Besides the political, musical and other cultural influences from Soweto that sprang out of the apartheid struggle, the township also gave birth to three big soccer teams – Orlando Pirates, Kaiser Chiefs and Moroka Swallows.
A R280 million (£20 million) reconstruction of Orlando Stadium, to be used as one of the training venues for the 2010 Fifa World Cup, has recently been completed.
The 50-year-old arena now seats 40,000, after the two-year project.
It was opened last November. Visitors to Johannesburg can watch rugby, concerts and other events at the popular stadium.

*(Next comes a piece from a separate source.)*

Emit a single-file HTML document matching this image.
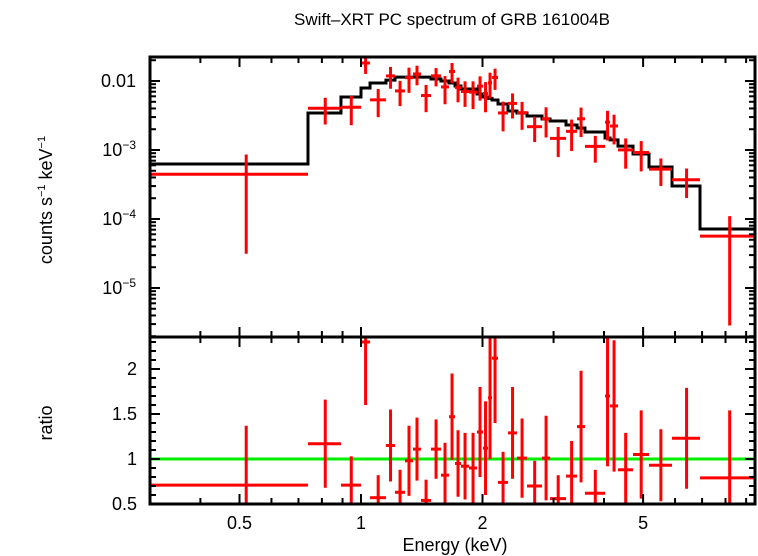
<!DOCTYPE html>
<html><head><meta charset="utf-8"><style>
html,body{margin:0;padding:0;background:#fff;}
svg{display:block;}
text{font-family:"Liberation Sans",sans-serif;fill:#000;}
</style></head><body>
<svg id="chart" width="758" height="556" viewBox="0 0 758 556" xmlns="http://www.w3.org/2000/svg">
<text x="452" y="25" font-size="17" text-anchor="middle">Swift–XRT PC spectrum of GRB 161004B</text>
<text x="455" y="551" font-size="18" text-anchor="middle">Energy (keV)</text>
<text transform="translate(52,200) rotate(-90)" font-size="18" text-anchor="middle">counts s<tspan dy="-7" font-size="11">−1</tspan><tspan dy="7"> keV</tspan><tspan dy="-7" font-size="11">−1</tspan></text>
<text transform="translate(52,423) rotate(-90)" font-size="18" text-anchor="middle">ratio</text>
<g id="layer"></g>
</svg>
<script>
// bin edges (keV)
const binEdges = [0.300,0.739,0.892,1.000,1.053,1.153,1.214,1.285,1.345,1.408,1.491,1.578,1.652,1.710,1.769,1.852,1.938,2.006,2.064,2.112,2.185,2.313,2.435,2.578,2.809,2.940,3.221,3.430,3.589,4.024,4.140,4.333,4.721,5.171,5.897,6.918,9.47];
// model (counts s^-1 keV^-1) per bin
const modelVals = [6.27e-4,3.44e-3,5.87e-3,7.92e-3,9.35e-3,0.0103,0.0114,0.0114,0.0114,0.0114,0.0107,0.0100,0.00935,0.00847,0.00766,0.00766,0.00649,0.00587,0.0056,0.00531,0.00465,0.00367,0.00344,0.00311,0.00281,0.00263,0.0023,0.00208,0.00182,0.00149,0.0014,0.00114,8.75e-4,5.67e-4,3.01e-4,7.16e-5];
// data/model ratio per bin
const ratioVals = [0.71,1.17,0.71,2.30,0.57,1.15,0.63,0.98,1.11,0.54,1.11,0.82,1.47,0.95,0.92,0.90,1.30,1.12,1.68,2.12,0.74,1.29,1.01,0.70,1.01,0.56,0.81,1.36,0.62,1.70,1.59,0.88,1.05,0.93,1.23,0.79];
const ratioErrs = [0.66,0.49,0.32,0.70,0.25,0.40,0.25,0.39,0.35,0.23,0.33,0.36,0.48,0.37,0.37,0.39,0.50,0.52,0.68,0.72,0.34,0.51,0.44,0.28,0.47,0.26,0.39,0.62,0.26,0.78,0.73,0.41,0.49,0.40,0.56,0.75];
const xTicksMajor = [0.5,1,2,5];
const xTickLabels = ["0.5","1","2","5"];
const yTopMajor = [1e-2,1e-3,1e-4,1e-5];
const yRatioMajor = [0.5,1,1.5,2];
const yRatioLabels = ["0.5","1","1.5","2"];

const NS="http://www.w3.org/2000/svg";
const L=150,R=755,T1=57,B1=337,T2=337,B2=504;
const X=e=>361+403.6*Math.log10(e);
const Y1=v=>81-69*(Math.log10(v)+2);
const Y2=r=>504-90*(r-0.5);
const layer=document.getElementById('layer');
function el(tag,attrs,parent){const e=document.createElementNS(NS,tag);for(const k in attrs)e.setAttribute(k,attrs[k]);(parent||layer).appendChild(e);return e;}

const defs=el('defs',{});
const c1=el('clipPath',{id:'c1'},defs);el('rect',{x:L,y:T1,width:R-L,height:B1-T1},c1);
const c2=el('clipPath',{id:'c2'},defs);el('rect',{x:L,y:T2,width:R-L,height:B2-T2},c2);

let d='';
for(let i=0;i<modelVals.length;i++){const x0=X(binEdges[i]),x1=X(binEdges[i+1]),y=Y1(modelVals[i]);d+=(i?'L':'M')+x0+','+y+'L'+x1+','+y;}
const mp=el('path',{d:d,fill:'none',stroke:'#000','stroke-width':3,'clip-path':'url(#c1)'});



const gl=el('line',{x1:L,x2:R,y1:Y2(1),y2:Y2(1),stroke:'#00ee00','stroke-width':3});



for(let i=0;i<ratioVals.length;i++){
  const lo=binEdges[i],hi=binEdges[i+1],ec=(lo+hi)/2;
  const xc=X(ec),x0=X(lo),x1=X(hi);
  const m=modelVals[i],r=ratioVals[i],s=ratioErrs[i];
  const v=m*r,vu=m*(r+s),vl=m*(r-s);
  const g1=el('g',{stroke:'#ff0000','stroke-width':3,'clip-path':'url(#c1)'});
  
  
  el('line',{x1:x0,x2:x1,y1:Y1(v),y2:Y1(v)},g1);
  el('line',{x1:xc,x2:xc,y1:Y1(vu),y2:vl>0?Y1(vl):B1+5},g1);
  const g2=el('g',{stroke:'#ff0000','stroke-width':3,'clip-path':'url(#c2)'});
  
  
  el('line',{x1:x0,x2:x1,y1:Y2(r),y2:Y2(r)},g2);
  el('line',{x1:xc,x2:xc,y1:Y2(r+s),y2:Y2(r-s)},g2);
}

const f1=el('rect',{x:L,y:T1,width:R-L,height:B1-T1,fill:'none',stroke:'#000','stroke-width':3});


const f2=el('rect',{x:L,y:T2,width:R-L,height:B2-T2,fill:'none',stroke:'#000','stroke-width':3});



const tk=el('g',{stroke:'#000','stroke-width':2});


const xMinor=[];
for(const dec of [0.1,1]){for(let k=1;k<10;k++){const e=k*dec;if(e>=0.3&&e<=9.5)xMinor.push(e);}}
xMinor.forEach(e=>{const x=X(e),len=(e===1||e===0.5||e===2||e===5)?10:6;
  [[T1,1],[B1,-1],[T2,1],[B2,-1]].forEach(([y,s])=>el('line',{x1:x,x2:x,y1:y,y2:y+s*len},tk));});
xTicksMajor.forEach((e,i)=>{
  const t=el('text',{x:X(e),y:529,'font-size':18,'text-anchor':'middle'});
  t.textContent=xTickLabels[i];
  
  
});
for(let p=-6;p<=-1;p++){for(let k=1;k<10;k++){const v=k*Math.pow(10,p);const y=Y1(v);if(y<T1||y>B1)continue;const len=k===1?10:6;
  el('line',{x1:L,x2:L+len,y1:y,y2:y},tk);el('line',{x1:R,x2:R-len,y1:y,y2:y},tk);}}
const topLabels=[['0.01',null],['10','−3'],['10','−4'],['10','−5']];
yTopMajor.forEach((v,i)=>{
  const t=el('text',{x:136,y:Y1(v)+6,'font-size':18,'text-anchor':'end'});
  
  
  if(topLabels[i][1]){t.textContent=topLabels[i][0];const ts=el('tspan',{dy:-7,'font-size':12},t);ts.textContent=topLabels[i][1];}
  else t.textContent=topLabels[i][0];
});
for(let r=0.5;r<=2.35;r+=0.1){const y=Y2(r);const maj=Math.abs(r*2-Math.round(r*2))<1e-6;const len=maj?10:6;
  el('line',{x1:L,x2:L+len,y1:y,y2:y},tk);el('line',{x1:R,x2:R-len,y1:y,y2:y},tk);}
yRatioMajor.forEach((r,i)=>{
  const t=el('text',{x:137,y:Y2(r)+6,'font-size':18,'text-anchor':'end'});
  t.textContent=yRatioLabels[i];
  
  
});
</script>
</body></html>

It has also been the home for the Swallows, Pirates and Chiefs, while Ellis Park and Loftus Versveld stadium in Pretoria have also been undergoing renovations for the World Cup, which gets under way on June 11 and runs until July 11.
Towers of fun
Once labelled the most efficient power supplier in South Africa, Soweto’s Orlando Power Station is today one of the township’s top tourist attractions.
Work on the facility began in 1939 with the two cooling towers added in 1951 to cool the steam from the landmark’s boilers.
The power station operated until 1998.
In 2007 entrepreneur Bob Woods began using it as an adventure centre to share the amazing view of Soweto from the towers.
The structures were painted colourfully with designs, including a smiling Nelson Mandela, by Soweto community members.
Today Orlando Towers has up to 400 bookings per month. Thrill-seekers can brave the power swing ride, 100m on the lift to the top of the towers, and swing out towards the Orlando Dam between the pair.
The first ever swing inside a cooling tower – aptly called The Abyss – began in March, followed by the abseil and rap jump.
By the end of May adrenaline junkies will also be able to bungee jump between the two towers.